Huff optó por una forma dramática cada vez más usual en el teatro occidental contemporáneo: los dos intérpretes entran y salen de sus personajes en forma constante, pasando de actuar en tiempo presente a narrar en pasado lo que sucedió —un estilo dramático bautizado como “narraturgia” por el autor catalán José Sanchís Sinisterra—, mirando a los ojos a los espectadores y hasta interactuando con ellos si la ocasión lo amerita, como ocurrió en El Galpón cuando Rodrigo de la Serna y Joaquín Furriel mecharon comentarios dirigidos a los ocupantes de las primeras filas.
A medida que transcurre la narración, cuyo pulso es dirigido por Javier Daulte con alta precisión, las contradictorias personalidades —y por eso tan humanas y tan interesantes— de estos dos hombres criados bajo las balas de una ciudad violenta afloran con profundidad y detalle, y la amistad que los une se solidifica frente al espectador escena tras escena.
La omnipresente banda sonora de música y efectos, cuyo común denominador son las gotas contra las chapas de ese galpón, aporta una dosis de realismo y dramatismo similar al de una película de acción.
Se trata de una historia pesada, una tragedia del siglo XXI más propia de una megalópolis que de una ciudad como Montevideo, en la que concurren la violencia, la locura, la corrupción, la insensatez, en la que la reserva de humanidad está dada en el amor que mueve a un padre a hacer cualquier cosa por su mujer y sus hijos, y a un hombre solo a arriesgar la vida por salvar, al menos aparentemente, a su amigo. Una historia protagonizada por policías de Montevideo matizaría otros ingredientes más propios, como la dificultad para llegar a fin de mes, la falta de sueño por el exceso de horas en el servicio 222, el dilema de arriesgar o no la vida por el bien de la sociedad y los problemas para contar con la suficiente cantidad de patrulleros en condiciones.

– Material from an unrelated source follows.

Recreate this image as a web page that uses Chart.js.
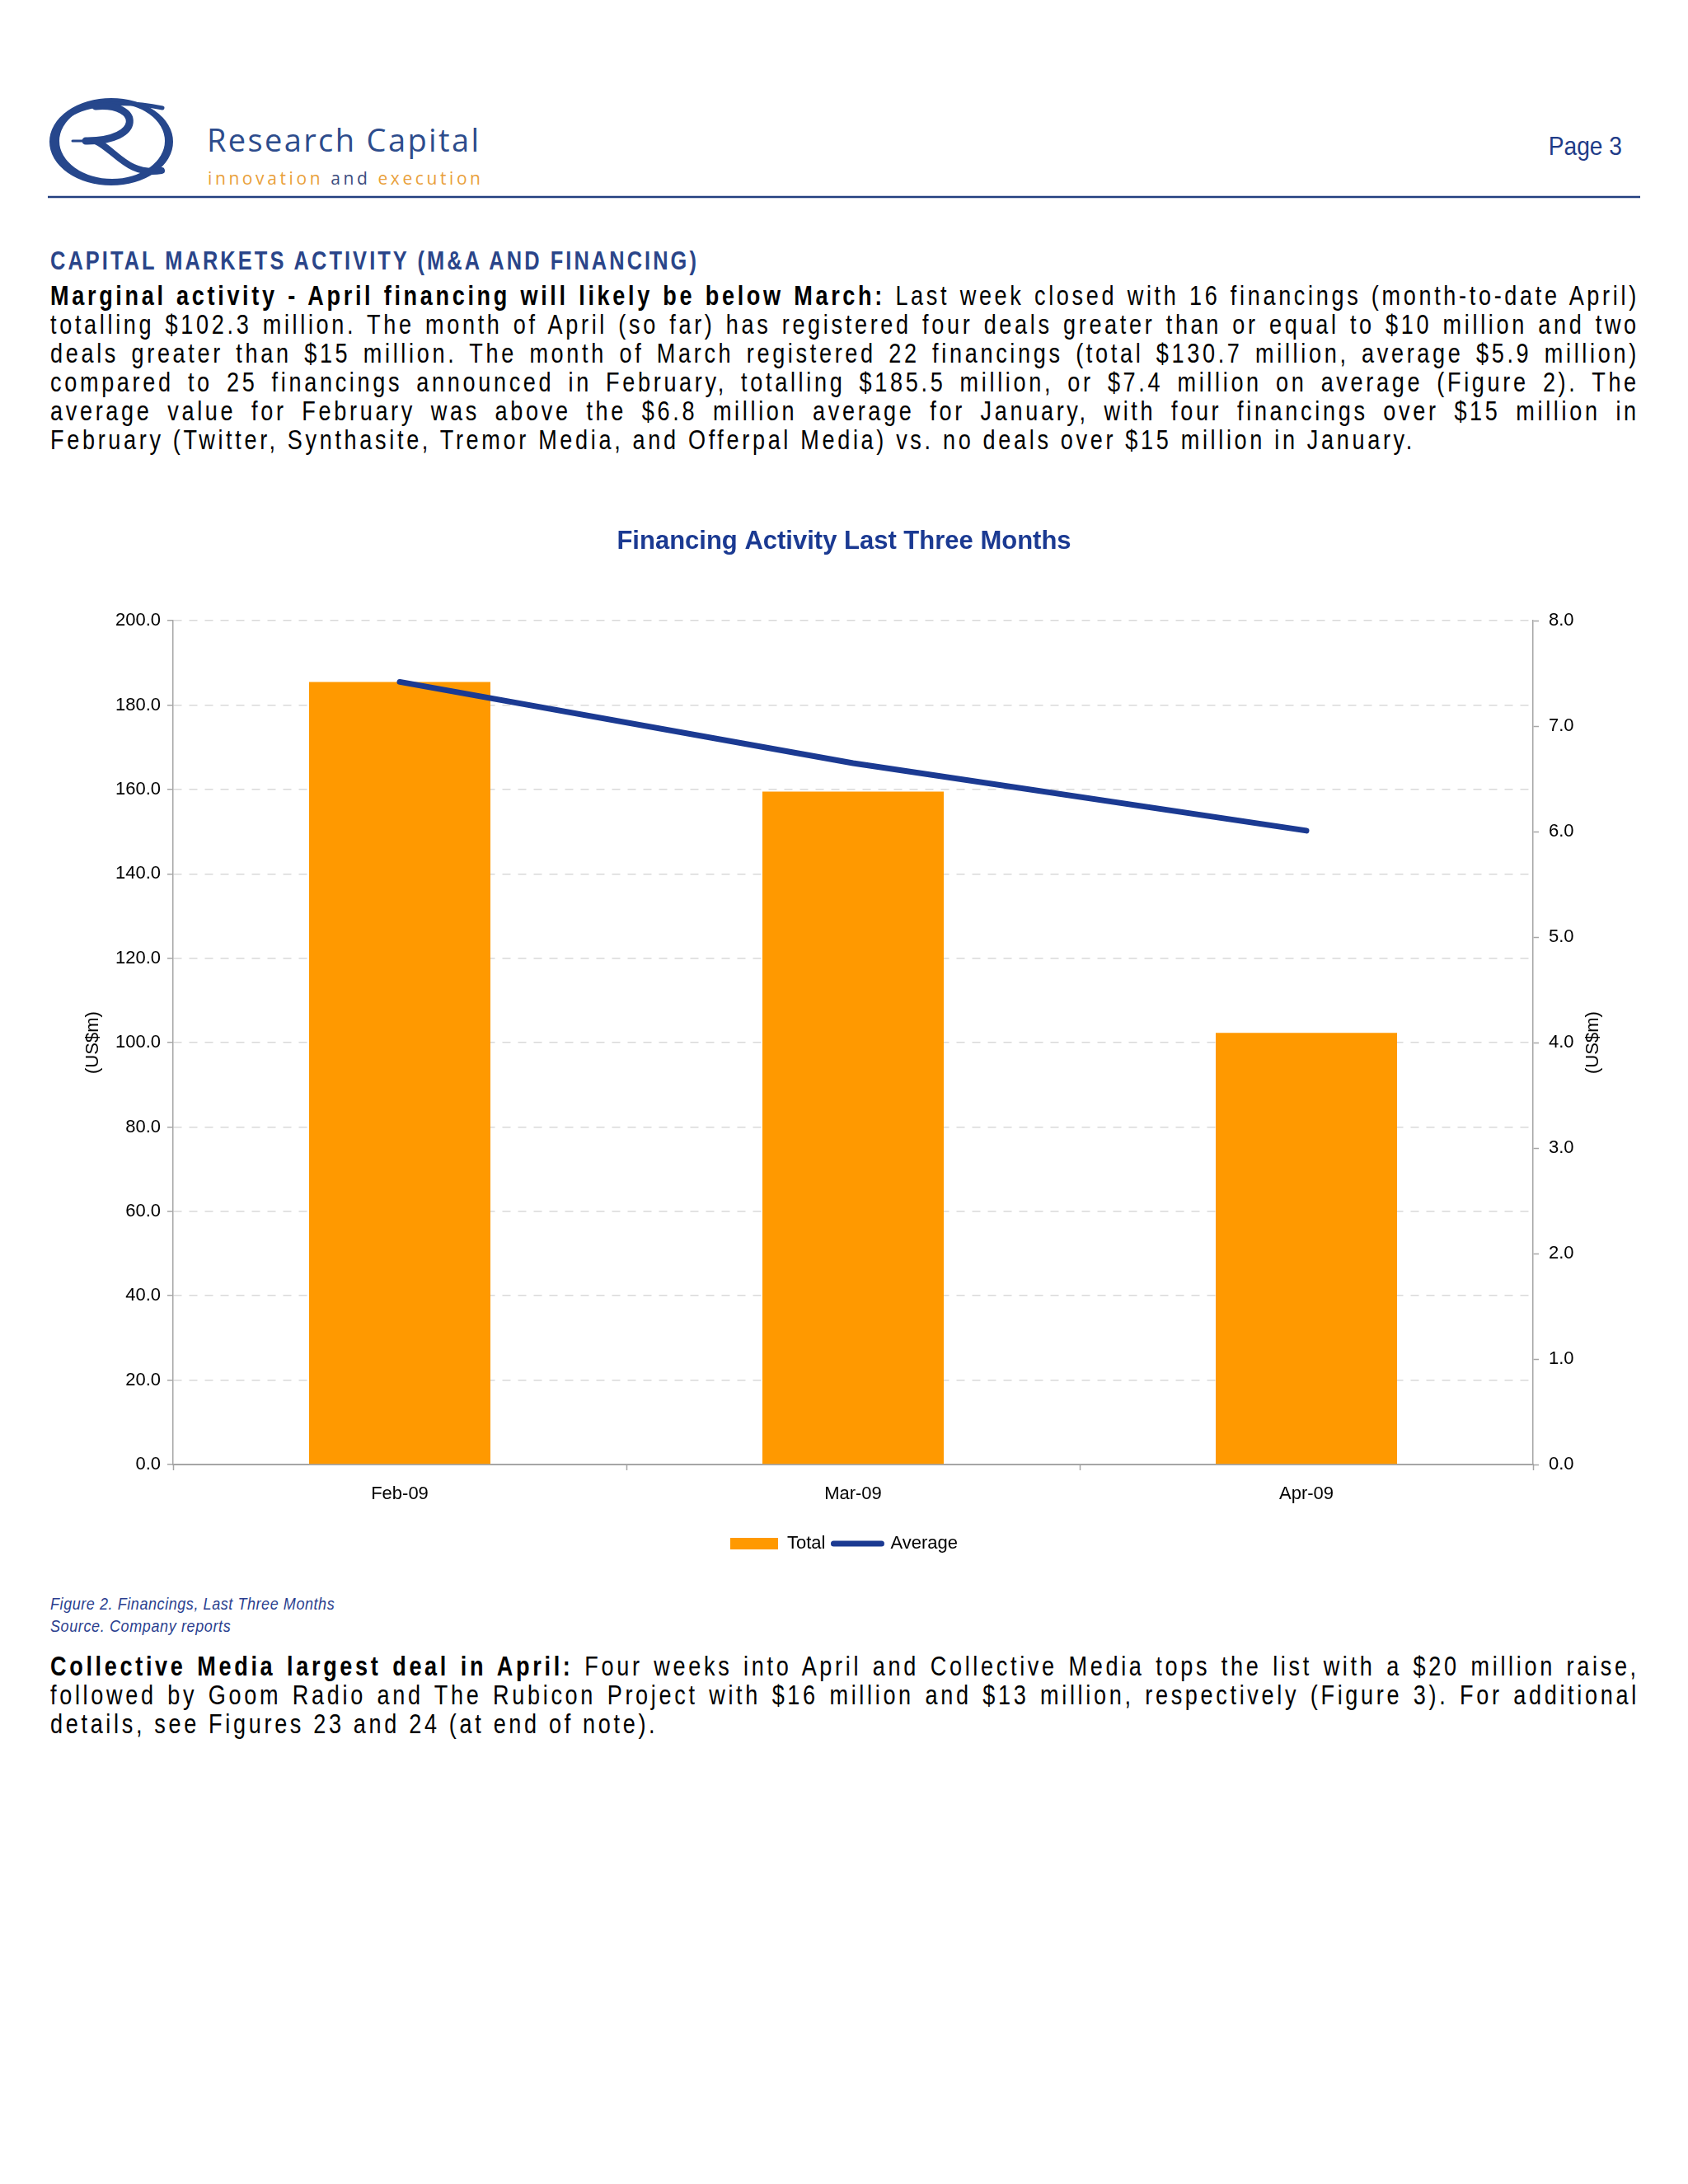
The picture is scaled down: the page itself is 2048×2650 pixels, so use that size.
<!DOCTYPE html>
<html>
<head>
<meta charset="utf-8">
<script src="https://cdn.jsdelivr.net/npm/chart.js@4.4.0/dist/chart.umd.min.js"></script>
<style>
  html, body { margin:0; padding:0; background:#ffffff; }
  body { width:2048px; height:2650px; position:relative; overflow:hidden;
         font-family:"Liberation Sans", Arial, Helvetica, sans-serif; }
  #overlay { position:absolute; left:0; top:0; width:2048px; height:2650px; pointer-events:none; }
  .para { position:absolute; left:61px; width:1928px; font-size:33px; line-height:35px; color:#000; }
  .ln { height:35px; width:2351px; overflow:visible; transform:scaleX(0.82); transform-origin:0 0; }
  .ln.j { text-align:justify; text-align-last:justify; }
  .ln.l { text-align:left; }
  #chartBox { position:absolute; left:0; top:600px; width:2048px; height:1294px; }
</style>
</head>
<body>

<svg id="overlay" xmlns="http://www.w3.org/2000/svg" width="2048" height="2650" viewBox="0 0 2048 2650">
  <!-- logo ring -->
  <path fill="#26478c" fill-rule="evenodd"
        d="M60,172 a75,53 0 1,0 150,0 a75,53 0 1,0 -150,0 Z M72,171 a64,46 0 1,0 128,0 a64,46 0 1,0 -128,0 Z"/>
  <g fill="none" stroke="#26478c" stroke-linecap="round">
    <path d="M 84 140 C 105 126, 150 121, 197 131" stroke-width="5"/>
    <path d="M 116 129 C 172 124, 174 172, 104 171" stroke-width="9"/>
    <path d="M 88 171 L 124 171" stroke-width="3"/>
    <path d="M 116 171 C 140 182, 155 214, 196 207" stroke-width="8"/>
  </g>
  <text x="251" y="184" font-family="'Open Sans', 'Liberation Sans', sans-serif" font-size="38" font-weight="400"
        fill="#2d4c8c" textLength="330" lengthAdjust="spacing">Research Capital</text>
  <text x="252" y="224" font-family="'Open Sans', 'Liberation Sans', sans-serif" font-size="21"
        textLength="331" lengthAdjust="spacing"><tspan fill="#e99f3a">innovation </tspan><tspan fill="#3b4c7e">and</tspan><tspan fill="#e99f3a"> execution</tspan></text>
  <text x="1968" y="188" text-anchor="end" font-family="'Liberation Sans', Arial, sans-serif" font-size="32" fill="#1f3c88"
        transform="translate(1968,0) scale(0.88,1) translate(-1968,0)">Page 3</text>
  <line x1="58" y1="239" x2="1990" y2="239" stroke="#223f7f" stroke-width="2.5"/>

  <text x="61" y="327" font-family="'Liberation Sans', Arial, sans-serif" font-size="31" font-weight="bold"
        fill="#2a4589" textLength="956" lengthAdjust="spacing"
        transform="translate(61,0) scale(0.82,1) translate(-61,0)">CAPITAL MARKETS ACTIVITY (M&amp;A AND FINANCING)</text>

  <text x="61" y="1953" font-family="'Liberation Sans', Arial, sans-serif" font-size="20" font-style="italic"
        fill="#2b3f8f" textLength="383" lengthAdjust="spacing"
        transform="translate(61,0) scale(0.9,1) translate(-61,0)">Figure 2. Financings, Last Three Months</text>
  <text x="61" y="1980" font-family="'Liberation Sans', Arial, sans-serif" font-size="20" font-style="italic"
        fill="#2b3f8f" textLength="243" lengthAdjust="spacing"
        transform="translate(61,0) scale(0.9,1) translate(-61,0)">Source. Company reports</text>
</svg>

<div class="para" id="p1" style="top:341px;">
  <div class="ln j"><b>Marginal activity - April financing will likely be below March:</b> Last week closed with 16 financings (month-to-date April)</div>
  <div class="ln j">totalling $102.3 million. The month of April (so far) has registered four deals greater than or equal to $10 million and two</div>
  <div class="ln j">deals greater than $15 million. The month of March registered 22 financings (total $130.7 million, average $5.9 million)</div>
  <div class="ln j">compared to 25 financings announced in February, totalling $185.5 million, or $7.4 million on average (Figure 2). The</div>
  <div class="ln j">average value for February was above the $6.8 million average for January, with four financings over $15 million in</div>
  <div class="ln l" id="p1last">February (Twitter, Synthasite, Tremor Media, and Offerpal Media) vs. no deals over $15 million in January.</div>
</div>

<div id="chartBox"><canvas id="chart" width="2048" height="1294"></canvas></div>

<div class="para" id="p2" style="top:2004px;">
  <div class="ln j"><b>Collective Media largest deal in April:</b> Four weeks into April and Collective Media tops the list with a $20 million raise,</div>
  <div class="ln j">followed by Goom Radio and The Rubicon Project with $16 million and $13 million, respectively (Figure 3). For additional</div>
  <div class="ln l">details, see Figures 23 and 24 (at end of note).</div>
</div>

<script>
// ---- data ----
const months = ['Feb-09', 'Mar-09', 'Apr-09'];
const totalValues = [185.5, 159.5, 102.3];      // US$m, left axis
const averageValues = [7.42, 6.65, 6.01];       // US$m, right axis
const leftAxis = { min: 0, max: 200, step: 20 };
const rightAxis = { min: 0, max: 8, step: 1 };
const axisTitle = '(US$m)';
const chartTitle = 'Financing Activity Last Three Months';
const seriesNames = ['Total', 'Average'];

// ---- styles ----
const NAVY = '#1b3a92';
const ORANGE = '#ff9900';
const AXIS = '#a6a6a6';
const GRID = '#d9d9d9';
const FONT = '"Liberation Sans", Arial, Helvetica, sans-serif';
const SQUEEZE = 0.82;

// ---- paragraph typography (condensed body text) ----
function measure(el) {
  const s = el.style;
  const prev = [s.display, s.width, s.whiteSpace];
  s.display = 'inline-block'; s.width = 'auto'; s.whiteSpace = 'nowrap';
  const w = el.offsetWidth;
  s.display = prev[0]; s.width = prev[1]; s.whiteSpace = prev[2];
  return w;
}
(function setupParagraphs() {
  const paras = document.querySelectorAll('.para');
  const last = document.getElementById('p1last');
  paras.forEach(p => p.style.letterSpacing = '0px');
  const w0 = measure(last);
  const n = last.textContent.length;
  const ls = (1656 / SQUEEZE - w0) / n;
  paras.forEach(p => p.style.letterSpacing = ls + 'px');
  const maxW = 1924 / SQUEEZE;
  document.querySelectorAll('.ln.j').forEach(l => {
    const w = measure(l);
    if (w > maxW) {
      l.style.letterSpacing = (ls - (w - maxW) / l.textContent.trim().length) + 'px';
    }
  });
})();

// ---- right axis title plugin ----
const rightAxisTitle = {
  id: 'rightAxisTitle',
  afterDraw(chart) {
    const s = chart.scales.y1;
    const ctx = chart.ctx;
    ctx.save();
    ctx.font = '22px ' + FONT;
    ctx.fillStyle = '#000';
    ctx.textAlign = 'center';
    ctx.textBaseline = 'middle';
    ctx.translate(s.left + 73, (chart.chartArea.top + chart.chartArea.bottom) / 2);
    ctx.rotate(-Math.PI / 2);
    ctx.fillText(axisTitle, 0, 0);
    ctx.restore();
  }
};

new Chart(document.getElementById('chart'), {
  data: {
    labels: months,
    datasets: [
      {
        type: 'bar', label: seriesNames[0], data: totalValues, yAxisID: 'y',
        backgroundColor: ORANGE, borderWidth: 0, order: 2,
        categoryPercentage: 1.0, barPercentage: 0.4
      },
      {
        type: 'line', label: seriesNames[1], data: averageValues, yAxisID: 'y1',
        borderColor: NAVY, backgroundColor: NAVY, borderWidth: 7,
        borderCapStyle: 'round', borderJoinStyle: 'round',
        pointRadius: 0, pointHoverRadius: 0, pointBorderWidth: 7, pointBorderColor: NAVY,
        tension: 0, fill: false, order: 1
      }
    ]
  },
  options: {
    responsive: false,
    animation: false,
    layout: { padding: 0 },
    plugins: {
      tooltip: { enabled: false },
      title: {
        display: true, text: chartTitle, color: NAVY,
        font: { family: FONT, size: 31, weight: 'bold' },
        padding: { top: 39, bottom: 77 }
      },
      legend: {
        position: 'bottom',
        labels: {
          usePointStyle: true, pointStyleWidth: 58, boxHeight: 14,
          padding: 10, color: '#000',
          font: { family: FONT, size: 22 },
          sort: (a, b) => a.datasetIndex - b.datasetIndex,
          generateLabels(chart) {
            const items = Chart.defaults.plugins.legend.labels.generateLabels(chart);
            items.forEach(it => {
              if (it.datasetIndex === 1) {
                it.pointStyle = 'line'; it.lineWidth = 7; it.strokeStyle = NAVY; it.lineCap = 'round';
              } else {
                it.pointStyle = 'rect'; it.lineWidth = 0; it.fillStyle = ORANGE;
              }
            });
            return items;
          }
        }
      }
    },
    scales: {
      x: {
        type: 'category', offset: true,
        grid: { offset: true, drawOnChartArea: false, drawTicks: true, tickLength: 7, tickColor: AXIS, tickWidth: 1.5 },
        border: { color: AXIS, width: 2 },
        ticks: { color: '#000', font: { family: FONT, size: 22 }, padding: 16, maxRotation: 0 },
        afterFit(s) { s.height = 75; }
      },
      y: {
        position: 'left', min: leftAxis.min, max: leftAxis.max,
        ticks: { stepSize: leftAxis.step, color: '#000', font: { family: FONT, size: 22 }, padding: 8,
                 callback: v => Number(v).toFixed(1) },
        grid: { color: GRID, lineWidth: 1.5, borderDash: [10, 9], tickColor: AXIS, tickLength: 7, tickWidth: 1.5, tickBorderDash: [] },
        border: { color: AXIS, width: 1.5, dash: [10, 9] },
        title: { display: true, text: axisTitle, color: '#000', font: { family: FONT, size: 22 }, padding: { top: 100, bottom: 0 } },
        afterFit(s) { s.width = 210; }
      },
      y1: {
        position: 'right', min: rightAxis.min, max: rightAxis.max,
        ticks: { stepSize: rightAxis.step, color: '#000', font: { family: FONT, size: 22 }, padding: 12,
                 callback: v => Number(v).toFixed(1) },
        grid: { drawOnChartArea: false, tickColor: AXIS, tickLength: 7, tickWidth: 1.5 },
        border: { color: AXIS, width: 1.5 },
        afterFit(s) { s.width = 188; }
      }
    }
  },
  plugins: [rightAxisTitle]
});
</script>
</body>
</html>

En esta pieza, el trabajo de Rodrigo de la Serna es conmovedor. Su físico se transforma con el paso de los minutos y, al terminar, luce agotado. Esa metamorfosis de su expresión es la mejor prueba del acto de entrega que este enorme actor realiza en el escenario. Por el contrario, Furriel no está a la misma altura. Su decir es mucho más mecánico y monótono, su dicción sufre numerosos tropiezos y su expresión repite dos o tres patrones durante los cien minutos de acción. Con lo cual representa el talón de Aquiles de un espectáculo que de todos modos quedará pintado con flúo en la agenda de recuerdos del espectador montevideano.